Jauja (Pérou) (AFP) – Après plusieurs jours de sécheresse, une fine pluie humidifie à peine les semis. Sans plus de précipitations, les agriculteurs de la région de Junin, au Pérou, ne croient guère pouvoir continuer à travailler les champs du premier producteur de pommes de terre d’Amérique latine.
« On ne peut plus lutter seuls contre le changement climatique », témoigne Lidber Ramon, un agriculteur de 40 ans, alors que la pluie s’estompe dans les montagnes de Jauja, dans la région centrale de Junin, où vivent 4.500 agriculteurs et éleveurs.
Autrefois remplis d’eau, les lacs qui se forment dans ces montagnes qui culminent à 4.700 mètres d’altitude, se vident inexorablement.
Les terres d’un vert délavé de la région sont confrontées à un « déficit de pluie » en raison du phénomène climatique El Niño, explique à l’AFP Luis Romero, conseiller en matière de changement climatique pour l’organisation Save the Children.
El Niño se caractérise par une augmentation de la température des océans, provoquant des événements climatiques extrêmes, vagues de chaleurs mais aussi pluies diluviennes.
Le réchauffement climatique « accélère ces processus, réduisant le laps de temps » entre un événement et un autre, ajoute M. Romero. S’appuyant sur une étude de son organisation, il affirme que les enfants nés après 2000 connaîtront jusqu’à neuf épisodes El Niño, soit trois fois plus que leurs parents.
Pour son travail dans les champs, Lidber Ramon, comme la plupart des agriculteurs de la région, avait pour habitude de prendre en compte des bioindicateurs comme la migration des oiseaux, l’apparition de parasites ou la présence de nuages.
« Ces connaissances ne suffisent plus, nous avons besoin (d’autres) informations », regrette-t-il, assurant que face aux difficultés engendrées par le changement climatique de nombreux habitants de la région migrent vers les villes. « Certains endroits ressemblent à des villes fantômes », déplore-t-il.
Projections à trois mois
Save the Children collabore avec le gouvernement péruvien pour mettre en place un dispositif d’alerte météorologique actualisé tous les dix jours et avec des projections à trois mois, capable de calculer l’impact de la pluie, du gel ou de la sécheresse sur les cultures.

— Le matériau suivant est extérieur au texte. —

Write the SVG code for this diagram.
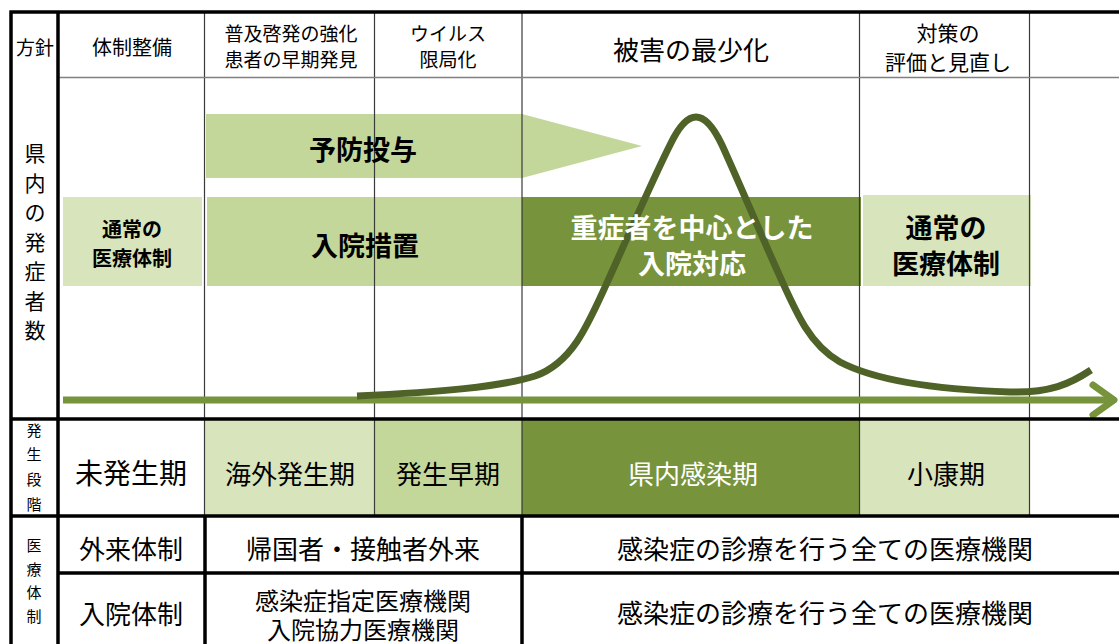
<svg xmlns="http://www.w3.org/2000/svg" width="1119" height="644" viewBox="0 0 1119 644">
<style>
text{font-family:"Noto Sans CJK JP","Noto Sans CJK SC",sans-serif;text-anchor:middle;dominant-baseline:central;fill:#000}
.b{font-weight:bold}
.w{fill:#fff}
.thin{stroke:#3a3a3a;stroke-width:1.2;fill:none}
.thick{stroke:#000;stroke-width:3.5;fill:none}
.light{fill:#d8e4bc}
.mid{fill:#c4d79b}
.dark{fill:#77933c}
</style>
<rect width="1119" height="644" fill="#fff"/>
<g id="stage-fills">
<rect class="light" x="205" y="419" width="170" height="97"/>
<rect class="mid" x="375" y="419" width="147" height="97"/>
<rect class="dark" x="522" y="419" width="338" height="97"/>
<rect class="light" x="860" y="419" width="170" height="97"/>
</g>
<g id="band-yobo">
<path class="mid" d="M206 114 H522 L642 146 L522 178 H206 Z"/>
</g>
<g id="band-tsujo-left"><rect class="light" x="63" y="197" width="139" height="89"/></g>
<g id="band-nyuin"><rect class="mid" x="207" y="197" width="315" height="89"/></g>
<g id="band-jusho"><rect class="dark" x="522" y="197" width="339" height="89"/></g>
<g id="band-tsujo-right"><rect class="light" x="863" y="195" width="168" height="91"/></g>
<g id="grid">
<path class="thin" d="M204.5 12 V516 M374.5 12 V516 M522 12 V516 M859.5 12 V516 M1029.5 12 V516"/>
<path d="M58 77.5 H1119" stroke="#808080" stroke-width="1.5"/>
</g>
<g id="connectors">
<path d="M63 400 H1112" stroke="#77933c" stroke-width="7" fill="none"/>
<path d="M1093 385 L1114 400 L1093 415" stroke="#77933c" stroke-width="7" fill="none" stroke-linecap="round" stroke-linejoin="round"/>
<path d="M357 396 C440 392,500 387,535 376 C575 362,590 320,615 265 C635 220,655 175,670 145 C680 124,688 117,696 117 C704 117,712 124,722 145 C737 178,757 225,777 270 C797 315,810 345,840 362 C880 383,950 390,1010 392 C1050 393,1070 384,1091 370" stroke="#4f6228" stroke-width="7" fill="none"/>
</g>
<g id="band-texts">
<text class="b" x="363" y="148" font-size="27">予防投与</text>
<text class="b" x="132" y="228" font-size="20">通常の</text>
<text class="b" x="132" y="257" font-size="20">医療体制</text>
<text class="b" x="365" y="244" font-size="27">入院措置</text>
<text class="b w" x="692" y="226" font-size="27">重症者を中心とした</text>
<text class="b w" x="692" y="262" font-size="27">入院対応</text>
<text class="b" x="946" y="226" font-size="27">通常の</text>
<text class="b" x="946" y="262" font-size="27">医療体制</text>
</g>
<g id="header">
<text x="35" y="46" font-size="19">方針</text>
<text x="132" y="46" font-size="20">体制整備</text>
<text x="291" y="32" font-size="19">普及啓発の強化</text>
<text x="291" y="58" font-size="19">患者の早期発見</text>
<text x="448" y="32" font-size="19">ウイルス</text>
<text x="448" y="58" font-size="19">限局化</text>
<text x="691" y="48" font-size="26">被害の最少化</text>
<text x="948" y="32" font-size="21">対策の</text>
<text x="948" y="61" font-size="21">評価と見直し</text>
</g>
<g id="yaxis-label" font-size="21">
<text x="35" y="152">県</text>
<text x="35" y="181.5">内</text>
<text x="35" y="211">の</text>
<text x="35" y="240.5">発</text>
<text x="35" y="270">症</text>
<text x="35" y="299.5">者</text>
<text x="35" y="329">数</text>
</g>
<g id="stage-row">
<text x="34" y="429" font-size="15">発</text>
<text x="34" y="453" font-size="15">生</text>
<text x="34" y="478" font-size="15">段</text>
<text x="34" y="503" font-size="15">階</text>
<text x="131" y="472" font-size="28">未発生期</text>
<text x="290" y="472" font-size="26">海外発生期</text>
<text x="448" y="472" font-size="26">発生早期</text>
<text class="w" x="693" y="472" font-size="26">県内感染期</text>
<text x="946" y="472" font-size="26">小康期</text>
</g>
<g id="medical-rows">
<text x="34" y="544" font-size="15">医</text>
<text x="34" y="568" font-size="15">療</text>
<text x="34" y="591" font-size="15">体</text>
<text x="34" y="615" font-size="15">制</text>
<text x="131" y="547" font-size="26">外来体制</text>
<text x="363" y="547" font-size="26">帰国者・接触者外来</text>
<text x="825" y="547" font-size="26">感染症の診療を行う全ての医療機関</text>
<text x="131" y="612" font-size="26">入院体制</text>
<text x="363" y="599" font-size="24">感染症指定医療機関</text>
<text x="363" y="628" font-size="24">入院協力医療機関</text>
<text x="825" y="611" font-size="26">感染症の診療を行う全ての医療機関</text>
</g>
<g id="frame">
<path class="thick" d="M9.5 12 H1119 M11 10.5 V644 M58 12 V644 M10 419 H1119 M10 516 H1119 M58 573 H1119 M205 516 V644 M522 516 V644"/>
</g>
</svg>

Le dispositif va permettre aux agriculteurs de « prendre les mesures appropriées pour faire face aux conditions météorologiques », comme le stockage de l’eau ou le renforcement des abris pour les animaux, explique M. Romero, regrettant cependant le faible accès à internet des communautés rurales de la région.
Avec 1,2 million d’habitants, dont 22% vivent dans la pauvreté, la région de Junin est l’une des principales productrices de pommes de terre du pays.
Les agriculteurs alternent cette culture avec l’élevage de moutons, d’alpagas, de vaches et de vigognes. Mais là aussi la sécheresse fait des dégâts. En 2022, 382 des 1.000 alpagas élevés dans une communauté de 200 personnes sont morts en raison du manque de pâturages, selon Jaime Bravo, leader communal.
Entre janvier et septembre, la production agricole du Pérou a chuté de 3,6% par rapport à la même période de 2022, selon les statistiques officielles. La Banque centrale s’attend à ce que le secteur enregistre cette année sa pire contraction depuis 1997, en grande partie à cause de la sécheresse liée à El Niño.
Manuela Inga, 44 ans, raconte qu’il y a trois ans, une grave sécheresse a ruiné ses cultures de pommes de terre et qu’en 2022 une tempête de grêle a détruit le toit de sa maison. Son fils unique, Keyton, 14 ans, voulait alors quitter l’école pour aller travailler dans un restaurant de la ville de Jauja.
Entre 2008 et 2019, quelque 660.000 personnes ont été déplacées au Pérou en raison de catastrophes naturelles, principalement liées à El Niño, selon les données de l’ONG Norwegian Refugee Council. Ce chiffre représente 2% des 33 millions d’habitants du pays.